In any case, the product of their collaboration is arguably the most... eventful record, let's put it that way, to come out of the Eno camp since at least Wrong Way Up. Formally, it continues his obsession with «unwelcome jazz», but the compositions seem more inspired, meaningful, and dynamic than ever before — not all of them, perhaps, but enough to bring back a little bit of faith in the man, unless it is really Schwalm who's doing all the composing here. Memorable themes, diverse atmospheres, suspenseful build-ups, and, most importantly, that old feeling of getting lost in a surreal, but totally realistic musical world, it's all here to some degree, and without any hints of either forced nostalgia or forced modernization.

The most impressive compositions are arguably the ones that bookmark the album (discounting the brief intro and outro sections) — ʽPersisʼ and ʽBloomʼ. The former, a juxtaposition of Peter's drum'n'bass tracks and Eno's synthesizer textures, is a great example of «suspenseful ambient», as you keep waiting for these chimes and drips to resolve into something creepy, and eventually there is some sort of «intermediate» resolution, when an ominous string riff appears out of no­where and heightens the suspense — dark clouds on the horizon, approaching at an alarming rate, that sort of thing. Of course, the storm itself never comes, but that would be too much to ask for from a guy who is only interested in premonitions.

ʽBloomʼ, on the other hand, is a far more calm, gently-wobbling, trip-hop-influenced track, a careful musical rocking horse with bubbly percussion and a two-note cuckoo-clock-style synth rhythm, somewhere behind which you can distinguish (though hardly understand) the merry pat­ter of a little kid.

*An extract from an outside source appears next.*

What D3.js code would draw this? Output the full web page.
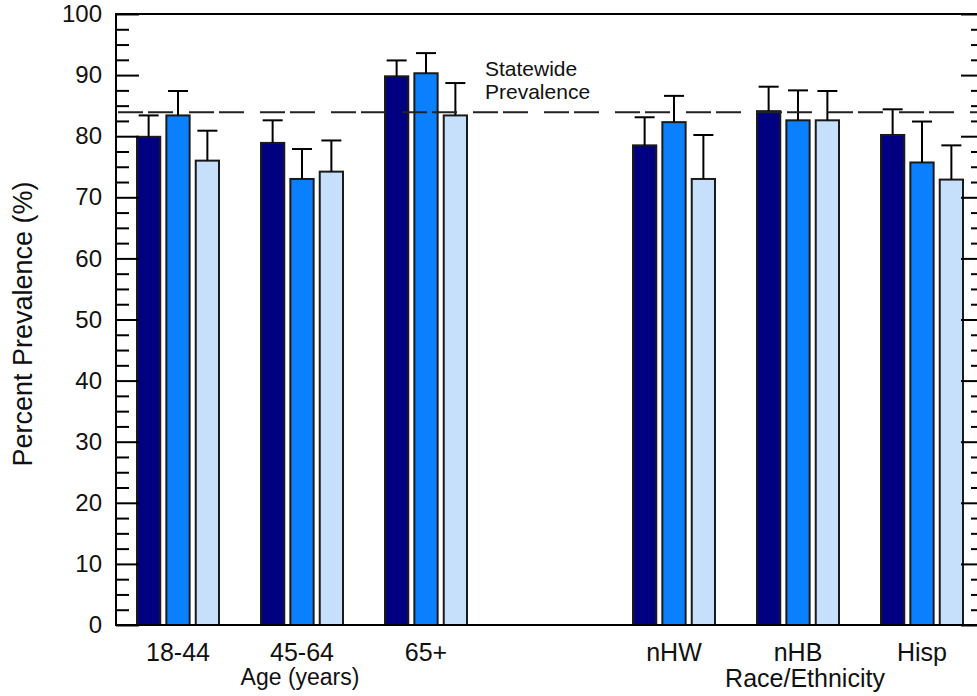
<!DOCTYPE html>
<html>
<head>
<meta charset="utf-8">
<script src="https://cdn.jsdelivr.net/npm/d3@7/dist/d3.min.js"></script>
<style>
  html, body { margin: 0; padding: 0; background: #fff; }
  svg { display: block; font-family: "Liberation Sans", Arial, sans-serif; }
</style>
</head>
<body>
<svg id="chart" width="977" height="696"></svg>
<script>
// Age groups and race/ethnicity groups
const ageGroups = ["18-44", "45-64", "65+"];
const raceGroups = ["nHW", "nHB", "Hisp"];
const categories = ageGroups.concat(raceGroups);

// Three series per category (bar heights, %)
const seriesA = [79.9, 78.9, 89.8, 78.5, 84.1, 80.2];
const seriesB = [83.4, 73.0, 90.3, 82.3, 82.6, 75.7];
const seriesC = [76.0, 74.2, 83.4, 73.0, 82.6, 72.9];

// Upper confidence limits (%)
const upperA = [83.4, 82.6, 92.4, 83.1, 88.1, 84.4];
const upperB = [87.4, 77.9, 93.6, 86.6, 87.5, 82.4];
const upperC = [80.9, 79.3, 88.7, 80.2, 87.4, 78.5];

const statewide = 83.9;
const yTicks = [0, 10, 20, 30, 40, 50, 60, 70, 80, 90, 100];

const seriesNames = ["A", "B", "C"];
const seriesValues = [seriesA, seriesB, seriesC];
const seriesUpper = [upperA, upperB, upperC];
const colors = ["#000080", "#0a80ff", "#c6e0fb"];

const svg = d3.select("#chart");
const plotL = 116, plotR = 984, plotT = 14, plotB = 625;

// Category slots with an empty slot separating the two panels
const slotDomain = ageGroups.concat(["__gap"], raceGroups);
const x = d3.scaleBand().domain(slotDomain).range([plotL, plotR]).padding(0);
const xInner = d3.scaleBand().domain(seriesNames)
  .range([20, x.bandwidth() - 20]).paddingInner(0.14);
const y = d3.scaleLinear().domain([0, 100]).range([plotB, plotT]);

const rows = [];
categories.forEach((c, i) => {
  seriesNames.forEach((s, j) => {
    rows.push({ cat: c, s: s, j: j, v: seriesValues[j][i], hi: seriesUpper[j][i] });
  });
});

// Bars
const bw = xInner.bandwidth();
svg.append("g").selectAll("rect").data(rows).join("rect")
  .attr("x", d => x(d.cat) + xInner(d.s) + 1)
  .attr("y", d => y(d.v))
  .attr("width", bw - 2)
  .attr("height", d => y(0) - y(d.v))
  .attr("fill", d => colors[d.j])
  .attr("stroke", "#1a1a1a")
  .attr("stroke-width", 2);

// Error bars (upper only)
const capW = 20;
const eg = svg.append("g").attr("stroke", "#000").attr("stroke-width", 2);
rows.forEach(d => {
  const cx = x(d.cat) + xInner(d.s) + bw / 2;
  eg.append("line").attr("x1", cx).attr("x2", cx).attr("y1", y(d.v)).attr("y2", y(d.hi));
  eg.append("line").attr("x1", cx - capW / 2).attr("x2", cx + capW / 2).attr("y1", y(d.hi)).attr("y2", y(d.hi));
});

// Statewide reference line
svg.append("line")
  .attr("x1", plotL + 2).attr("x2", plotR)
  .attr("y1", y(statewide)).attr("y2", y(statewide))
  .attr("stroke", "#222").attr("stroke-width", 2)
  .attr("stroke-dasharray", "25,5,25,16");

svg.append("text").attr("x", 485).attr("y", 76)
  .attr("font-size", 21).attr("fill", "#111").text("Statewide");
svg.append("text").attr("x", 485).attr("y", 99)
  .attr("font-size", 21).attr("fill", "#111").text("Prevalence");

// Frame
svg.append("rect").attr("x", plotL).attr("y", plotT)
  .attr("width", plotR - plotL).attr("height", plotB - plotT)
  .attr("fill", "none").attr("stroke", "#000").attr("stroke-width", 2);

// Inward ticks: major every 10, minor every 2.5, on both sides
const minor = d3.range(0, 100.01, 2.5).filter(v => v % 10 !== 0);
const leftMajor = d3.axisRight(y).tickValues(yTicks).tickSize(23).tickFormat("");
const leftMinor = d3.axisRight(y).tickValues(minor).tickSize(13).tickFormat("");
const rightMajor = d3.axisLeft(y).tickValues(yTicks).tickSize(23).tickFormat("");
const rightMinor = d3.axisLeft(y).tickValues(minor).tickSize(13).tickFormat("");
[[leftMajor, plotL], [leftMinor, plotL], [rightMajor, plotR], [rightMinor, plotR]].forEach(([ax, px]) => {
  const g = svg.append("g").attr("transform", `translate(${px},0)`).call(ax);
  g.select(".domain").remove();
  g.selectAll("line").attr("stroke", "#000").attr("stroke-width", 2);
});

// Y tick labels
const yl = d3.axisLeft(y).tickValues(yTicks).tickSize(0).tickPadding(14).tickFormat(d3.format("d"));
const ylg = svg.append("g").attr("transform", `translate(${plotL},0)`).call(yl);
ylg.select(".domain").remove();
ylg.selectAll("text").attr("font-size", 24).attr("fill", "#111")
  .attr("font-family", "Liberation Sans, Arial, sans-serif");

// Category labels
const xl = d3.axisBottom(x).tickValues(categories).tickSize(0).tickPadding(18);
const xlg = svg.append("g").attr("transform", `translate(0,${plotB})`).call(xl);
xlg.select(".domain").remove();
xlg.selectAll("text").attr("font-size", 25).attr("fill", "#111")
  .attr("font-family", "Liberation Sans, Arial, sans-serif");

// Group titles
svg.append("text").attr("x", 300).attr("y", 685).attr("text-anchor", "middle")
  .attr("font-size", 23).attr("fill", "#111").text("Age (years)");
svg.append("text").attr("x", 805).attr("y", 687).attr("text-anchor", "middle")
  .attr("font-size", 25).attr("fill", "#111").text("Race/Ethnicity");

// Y axis title
svg.append("text")
  .attr("transform", `translate(32,324) rotate(-90)`)
  .attr("text-anchor", "middle")
  .attr("font-size", 27).attr("fill", "#111")
  .text("Percent Prevalence (%)");
</script>
</body>
</html>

As a bonus track, the album also adds a purely instrumental version of the same track, but, curiously, it works better with the kid — the contrast, or, rather, the perfect synthesis between the serenity of the lightly orchestrated musical track and the child's cute little noises is endearing without being cloying, and also helps remind us of this charming humanity that infests the best of Eno's works, despite all of their technophilia.

In between the two, there's all sorts of stuff, good and bad: extremely ugly and dated vocal effects on ʽRising Dustʼ, which sounds like somebody having too much fun with Autotune and not min­ding the consequences is something I could easily do without, but ʽNight Trafficʼ is another case of Brian's solemn organ-like keyboard parts and Schwalm's stern, doom-laden basslines well com­plementing each other, and ʽMore Dustʼ has a pretty, if not downright beautiful, minimalistic guitar/keyboard pattern that slowly «drips» on the listener and is much more evocative than any­thing on The Drop (or maybe it is just because in reality, I am charmed out by the equally mini­malistic bass «zoops» that have an entrancing quality to them).

In short, if we are ever to move away from «minimal minimalism» and closer to a world that requires a rhythm section and some musical development, the direction of Drawn From Life is a promising one — it's as if we have Brian slowly awakening from a slump here, correcting the mistakes he'd been guilty of ever since Nerve Net led him closer to the «techno world» and made him forget about his own identity and his own strongest sides. I am not sure if, given the strange strange strange musical standards of ambient, New Age, and all these next-level-of-conscience musical genres of the modern world, this record could be objectively called a «comeback», but in my perso­nal ledger at least, nobody could deny me such a record, or the prerogative of recom­mending the album to all of those people who'd lost their faith in St. Brian ever since the attempt to forgive him for Thursday Afternoon ran into translational difficulties. (That said, if you hap­pened to lose your faith in the man right after Before And After Science, the recommendation still does not apply — intelli-pop music this ain't).

1 comment:

  1. Actually Fripp did manage to drag Eno out in 1975. There is even a CD "Live in Paris" documenting the event.